» **EXERCISE BRIEF**
Retype the run of lines that opens with the line containing "Rebuild this chart" and closes with the line containing "mk_c35 = [3, 12, 15, 17, 19, 20, 21, 22]", exactly and inclusively, but skip the pictures.

» **MATERIAL PROVIDED**
-- begin --

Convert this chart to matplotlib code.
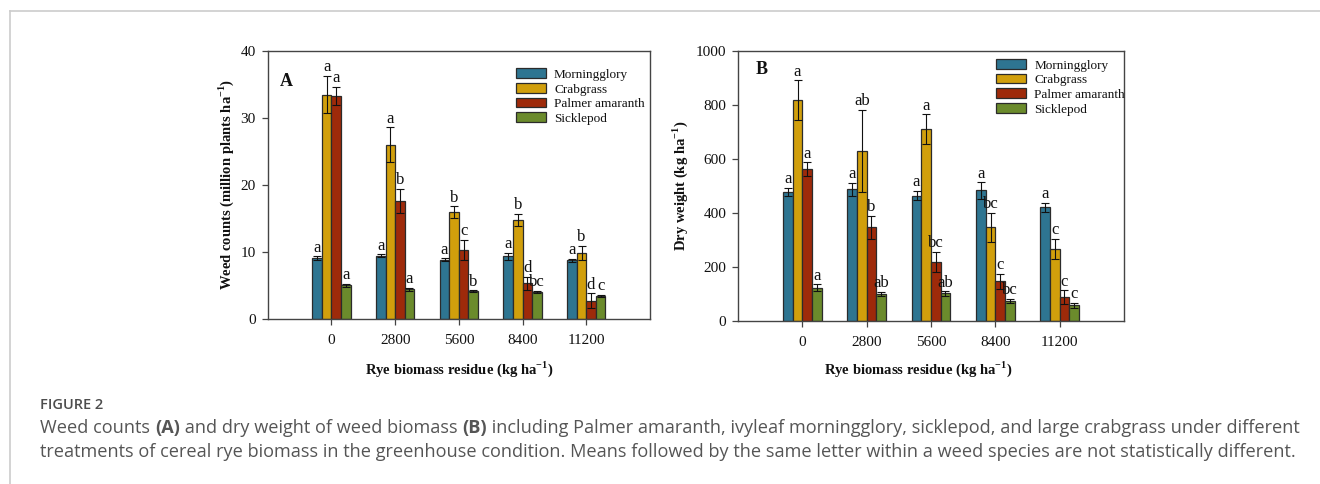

-- end --
-- begin --

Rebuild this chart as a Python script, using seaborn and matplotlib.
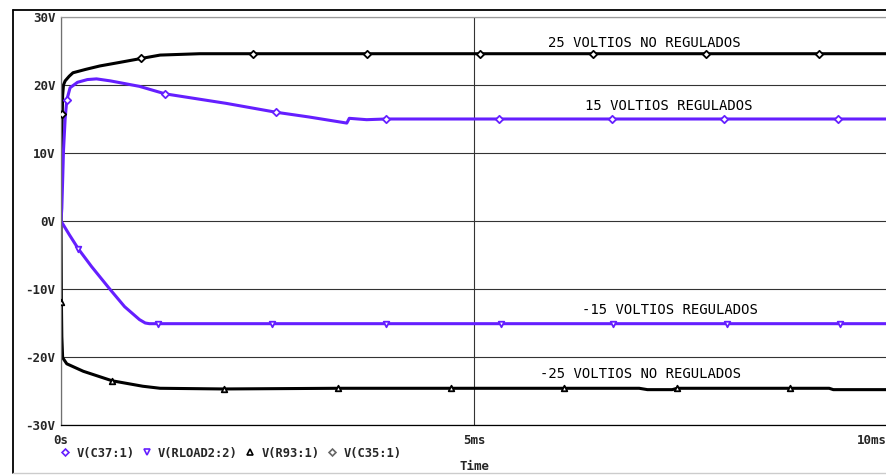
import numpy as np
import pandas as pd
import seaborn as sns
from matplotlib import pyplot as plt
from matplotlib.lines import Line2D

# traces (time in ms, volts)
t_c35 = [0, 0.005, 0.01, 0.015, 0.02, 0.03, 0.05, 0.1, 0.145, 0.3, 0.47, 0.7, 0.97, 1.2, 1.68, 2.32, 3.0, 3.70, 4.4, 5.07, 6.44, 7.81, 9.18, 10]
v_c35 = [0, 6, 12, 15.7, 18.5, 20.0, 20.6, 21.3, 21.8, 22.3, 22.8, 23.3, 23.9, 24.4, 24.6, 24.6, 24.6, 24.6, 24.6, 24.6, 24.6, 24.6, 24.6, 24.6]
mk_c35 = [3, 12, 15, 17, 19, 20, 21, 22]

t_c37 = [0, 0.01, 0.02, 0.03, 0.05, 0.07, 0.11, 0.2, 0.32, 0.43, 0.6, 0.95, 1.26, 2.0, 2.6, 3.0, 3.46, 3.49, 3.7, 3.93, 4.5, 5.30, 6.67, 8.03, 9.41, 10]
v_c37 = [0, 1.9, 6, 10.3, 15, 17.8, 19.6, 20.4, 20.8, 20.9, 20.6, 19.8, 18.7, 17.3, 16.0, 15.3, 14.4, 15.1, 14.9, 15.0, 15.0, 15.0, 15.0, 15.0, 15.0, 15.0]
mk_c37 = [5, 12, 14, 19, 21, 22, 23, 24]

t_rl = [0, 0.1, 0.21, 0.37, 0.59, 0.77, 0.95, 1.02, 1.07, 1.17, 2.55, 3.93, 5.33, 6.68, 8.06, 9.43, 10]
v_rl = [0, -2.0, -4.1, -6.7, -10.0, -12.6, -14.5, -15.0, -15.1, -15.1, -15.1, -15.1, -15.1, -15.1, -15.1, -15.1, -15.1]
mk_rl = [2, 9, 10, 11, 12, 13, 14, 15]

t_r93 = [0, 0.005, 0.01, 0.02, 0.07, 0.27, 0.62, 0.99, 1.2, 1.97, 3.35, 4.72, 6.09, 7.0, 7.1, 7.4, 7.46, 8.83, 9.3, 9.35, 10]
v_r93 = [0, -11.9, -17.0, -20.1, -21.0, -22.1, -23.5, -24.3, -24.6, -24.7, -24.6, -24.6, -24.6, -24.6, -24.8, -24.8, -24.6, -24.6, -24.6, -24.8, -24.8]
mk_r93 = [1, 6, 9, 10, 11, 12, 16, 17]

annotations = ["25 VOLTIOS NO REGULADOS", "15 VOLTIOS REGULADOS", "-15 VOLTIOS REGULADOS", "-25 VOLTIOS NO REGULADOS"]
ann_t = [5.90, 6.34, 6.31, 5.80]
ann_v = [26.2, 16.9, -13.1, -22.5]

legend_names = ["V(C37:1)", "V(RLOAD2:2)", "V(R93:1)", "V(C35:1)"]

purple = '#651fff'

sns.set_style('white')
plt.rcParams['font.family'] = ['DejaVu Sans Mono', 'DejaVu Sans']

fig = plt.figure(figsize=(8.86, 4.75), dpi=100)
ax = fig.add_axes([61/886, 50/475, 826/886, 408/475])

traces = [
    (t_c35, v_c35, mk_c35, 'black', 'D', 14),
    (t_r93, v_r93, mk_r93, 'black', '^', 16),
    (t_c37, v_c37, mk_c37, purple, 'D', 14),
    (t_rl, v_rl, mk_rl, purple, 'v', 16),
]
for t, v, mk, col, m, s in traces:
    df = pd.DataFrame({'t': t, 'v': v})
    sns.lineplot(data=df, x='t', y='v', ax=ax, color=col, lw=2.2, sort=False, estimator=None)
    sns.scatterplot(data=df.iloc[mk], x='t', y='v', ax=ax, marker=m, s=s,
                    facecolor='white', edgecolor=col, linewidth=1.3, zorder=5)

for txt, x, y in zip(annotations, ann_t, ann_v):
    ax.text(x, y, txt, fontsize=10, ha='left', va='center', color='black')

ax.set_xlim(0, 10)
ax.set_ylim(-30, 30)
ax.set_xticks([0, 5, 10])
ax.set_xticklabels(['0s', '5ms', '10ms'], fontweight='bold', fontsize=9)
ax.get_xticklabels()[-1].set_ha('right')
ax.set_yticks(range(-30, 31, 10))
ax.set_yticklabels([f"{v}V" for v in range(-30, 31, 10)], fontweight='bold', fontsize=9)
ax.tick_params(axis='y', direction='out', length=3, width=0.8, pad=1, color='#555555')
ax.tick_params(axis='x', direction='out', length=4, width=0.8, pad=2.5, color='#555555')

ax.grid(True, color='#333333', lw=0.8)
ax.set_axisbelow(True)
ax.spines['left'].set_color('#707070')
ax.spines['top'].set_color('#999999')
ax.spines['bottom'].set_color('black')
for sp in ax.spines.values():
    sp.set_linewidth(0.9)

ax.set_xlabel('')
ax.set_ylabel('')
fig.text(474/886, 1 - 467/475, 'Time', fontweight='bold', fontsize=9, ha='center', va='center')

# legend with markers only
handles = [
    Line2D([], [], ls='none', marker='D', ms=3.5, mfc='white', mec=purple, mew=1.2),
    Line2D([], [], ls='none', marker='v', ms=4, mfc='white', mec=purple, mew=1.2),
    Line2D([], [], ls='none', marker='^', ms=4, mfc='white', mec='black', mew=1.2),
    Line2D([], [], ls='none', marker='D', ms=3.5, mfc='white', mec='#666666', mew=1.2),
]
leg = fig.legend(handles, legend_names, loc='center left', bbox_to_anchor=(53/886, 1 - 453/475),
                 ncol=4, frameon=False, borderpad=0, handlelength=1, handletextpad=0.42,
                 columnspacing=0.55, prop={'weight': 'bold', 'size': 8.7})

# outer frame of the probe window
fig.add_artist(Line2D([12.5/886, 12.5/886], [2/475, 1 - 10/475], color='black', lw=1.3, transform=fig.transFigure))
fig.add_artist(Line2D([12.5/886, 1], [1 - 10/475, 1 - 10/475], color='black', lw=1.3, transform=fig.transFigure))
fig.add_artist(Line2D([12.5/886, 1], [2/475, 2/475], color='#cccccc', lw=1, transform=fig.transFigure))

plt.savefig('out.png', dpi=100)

-- end --
-- begin --

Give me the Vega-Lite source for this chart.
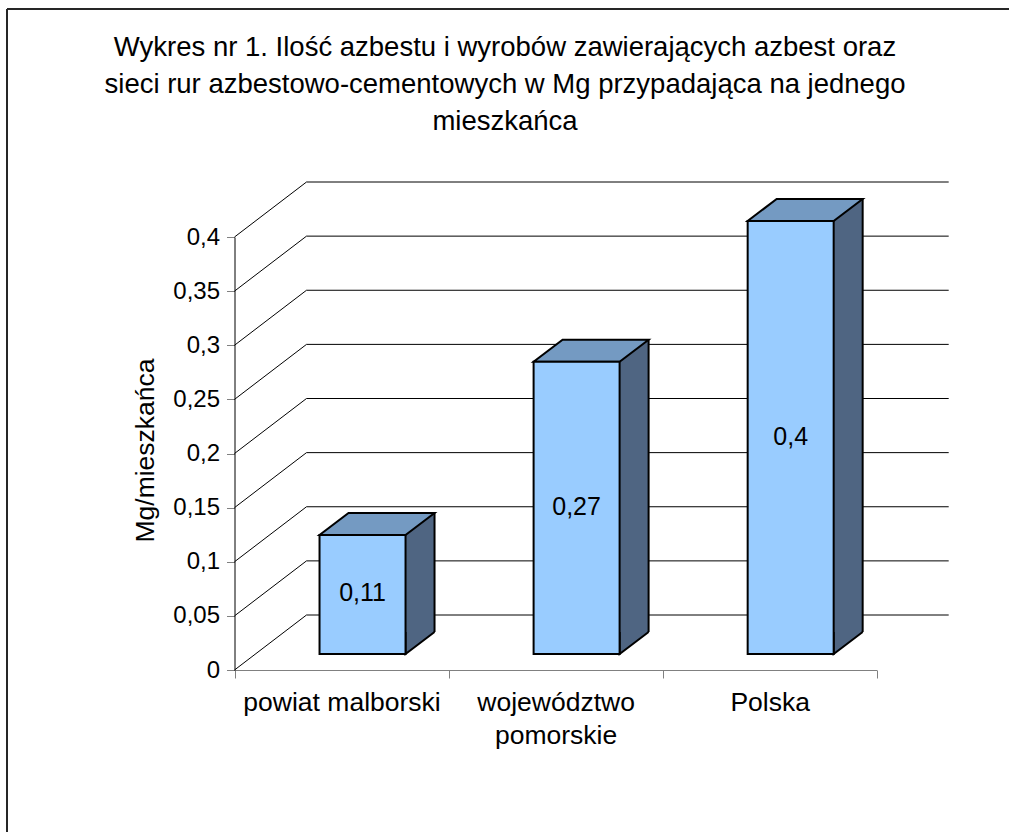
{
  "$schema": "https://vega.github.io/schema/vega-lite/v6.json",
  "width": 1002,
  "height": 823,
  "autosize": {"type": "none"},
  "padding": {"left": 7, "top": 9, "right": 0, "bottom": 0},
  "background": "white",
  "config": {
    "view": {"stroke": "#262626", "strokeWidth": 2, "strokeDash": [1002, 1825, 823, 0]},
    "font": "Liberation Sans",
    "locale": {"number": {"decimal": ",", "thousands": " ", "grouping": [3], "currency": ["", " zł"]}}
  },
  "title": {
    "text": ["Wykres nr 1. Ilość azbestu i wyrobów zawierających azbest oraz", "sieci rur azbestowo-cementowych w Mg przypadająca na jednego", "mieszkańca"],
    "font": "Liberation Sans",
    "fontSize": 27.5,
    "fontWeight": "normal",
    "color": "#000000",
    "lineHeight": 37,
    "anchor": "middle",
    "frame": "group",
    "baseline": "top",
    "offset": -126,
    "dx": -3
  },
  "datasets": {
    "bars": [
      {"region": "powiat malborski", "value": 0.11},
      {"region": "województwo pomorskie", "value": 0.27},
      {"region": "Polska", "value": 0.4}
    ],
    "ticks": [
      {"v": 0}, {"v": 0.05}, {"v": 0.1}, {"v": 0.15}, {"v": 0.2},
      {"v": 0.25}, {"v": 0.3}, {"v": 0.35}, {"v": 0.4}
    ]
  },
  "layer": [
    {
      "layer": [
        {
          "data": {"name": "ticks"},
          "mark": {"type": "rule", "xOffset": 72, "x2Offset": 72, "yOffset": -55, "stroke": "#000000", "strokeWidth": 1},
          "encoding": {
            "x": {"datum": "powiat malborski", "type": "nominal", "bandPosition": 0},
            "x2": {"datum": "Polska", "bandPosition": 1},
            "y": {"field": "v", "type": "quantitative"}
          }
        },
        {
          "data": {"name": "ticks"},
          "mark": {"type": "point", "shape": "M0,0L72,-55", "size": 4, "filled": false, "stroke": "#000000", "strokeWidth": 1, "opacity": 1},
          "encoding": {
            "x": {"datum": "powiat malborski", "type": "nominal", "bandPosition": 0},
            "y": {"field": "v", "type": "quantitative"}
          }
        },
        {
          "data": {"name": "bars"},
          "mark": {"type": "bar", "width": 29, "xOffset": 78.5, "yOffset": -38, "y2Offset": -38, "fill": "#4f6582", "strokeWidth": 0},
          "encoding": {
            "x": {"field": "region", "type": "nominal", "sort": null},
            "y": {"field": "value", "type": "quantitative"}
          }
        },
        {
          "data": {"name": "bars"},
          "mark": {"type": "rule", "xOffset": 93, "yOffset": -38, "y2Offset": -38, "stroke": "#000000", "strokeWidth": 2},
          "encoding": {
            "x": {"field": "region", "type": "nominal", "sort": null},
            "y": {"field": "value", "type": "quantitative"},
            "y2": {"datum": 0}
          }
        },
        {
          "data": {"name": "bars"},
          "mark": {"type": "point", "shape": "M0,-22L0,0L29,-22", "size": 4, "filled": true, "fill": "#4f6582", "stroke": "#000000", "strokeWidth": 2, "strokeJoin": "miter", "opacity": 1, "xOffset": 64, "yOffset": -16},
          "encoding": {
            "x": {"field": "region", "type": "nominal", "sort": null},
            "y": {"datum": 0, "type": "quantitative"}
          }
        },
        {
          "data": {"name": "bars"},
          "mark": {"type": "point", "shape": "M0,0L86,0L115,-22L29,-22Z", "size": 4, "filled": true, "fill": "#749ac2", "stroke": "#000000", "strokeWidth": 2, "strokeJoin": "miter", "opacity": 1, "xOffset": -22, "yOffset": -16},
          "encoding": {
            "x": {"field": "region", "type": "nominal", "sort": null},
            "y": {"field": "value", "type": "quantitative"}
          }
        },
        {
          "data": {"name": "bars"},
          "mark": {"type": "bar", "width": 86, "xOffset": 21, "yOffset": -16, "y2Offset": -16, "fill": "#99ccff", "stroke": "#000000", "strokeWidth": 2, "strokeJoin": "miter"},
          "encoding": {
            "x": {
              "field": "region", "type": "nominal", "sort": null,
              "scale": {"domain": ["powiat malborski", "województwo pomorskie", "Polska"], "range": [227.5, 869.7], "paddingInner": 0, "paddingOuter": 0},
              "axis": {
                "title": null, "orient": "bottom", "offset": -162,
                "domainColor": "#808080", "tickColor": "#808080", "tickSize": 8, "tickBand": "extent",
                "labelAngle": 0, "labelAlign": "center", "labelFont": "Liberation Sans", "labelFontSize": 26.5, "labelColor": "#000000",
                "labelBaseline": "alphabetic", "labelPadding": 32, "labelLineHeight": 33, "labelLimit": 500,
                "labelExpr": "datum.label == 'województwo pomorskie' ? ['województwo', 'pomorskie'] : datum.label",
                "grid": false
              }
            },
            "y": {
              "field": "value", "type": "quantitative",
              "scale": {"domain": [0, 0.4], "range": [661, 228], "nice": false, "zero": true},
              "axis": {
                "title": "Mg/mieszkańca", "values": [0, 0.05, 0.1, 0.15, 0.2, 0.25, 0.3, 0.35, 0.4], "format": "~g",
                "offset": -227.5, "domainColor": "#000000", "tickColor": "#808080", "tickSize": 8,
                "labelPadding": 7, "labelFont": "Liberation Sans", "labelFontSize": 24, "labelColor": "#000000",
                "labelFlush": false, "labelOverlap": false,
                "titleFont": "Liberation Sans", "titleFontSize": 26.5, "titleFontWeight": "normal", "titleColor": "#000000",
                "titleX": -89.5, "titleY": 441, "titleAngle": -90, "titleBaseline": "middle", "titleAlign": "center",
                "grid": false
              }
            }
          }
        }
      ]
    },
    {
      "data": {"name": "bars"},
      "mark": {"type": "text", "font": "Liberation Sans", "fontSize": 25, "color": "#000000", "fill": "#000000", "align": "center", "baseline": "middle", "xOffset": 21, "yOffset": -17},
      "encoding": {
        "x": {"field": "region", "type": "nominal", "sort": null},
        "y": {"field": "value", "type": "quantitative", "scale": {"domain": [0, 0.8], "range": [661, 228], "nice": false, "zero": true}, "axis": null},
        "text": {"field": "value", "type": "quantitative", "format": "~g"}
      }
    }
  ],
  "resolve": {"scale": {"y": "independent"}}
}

-- end --

» **ANSWER**
Rebuild this chart as a Python script, using seaborn and matplotlib.
import numpy as np
import pandas as pd
import seaborn as sns
from matplotlib import pyplot as plt
from matplotlib.lines import Line2D

# traces (time in ms, volts)
t_c35 = [0, 0.005, 0.01, 0.015, 0.02, 0.03, 0.05, 0.1, 0.145, 0.3, 0.47, 0.7, 0.97, 1.2, 1.68, 2.32, 3.0, 3.70, 4.4, 5.07, 6.44, 7.81, 9.18, 10]
v_c35 = [0, 6, 12, 15.7, 18.5, 20.0, 20.6, 21.3, 21.8, 22.3, 22.8, 23.3, 23.9, 24.4, 24.6, 24.6, 24.6, 24.6, 24.6, 24.6, 24.6, 24.6, 24.6, 24.6]
mk_c35 = [3, 12, 15, 17, 19, 20, 21, 22]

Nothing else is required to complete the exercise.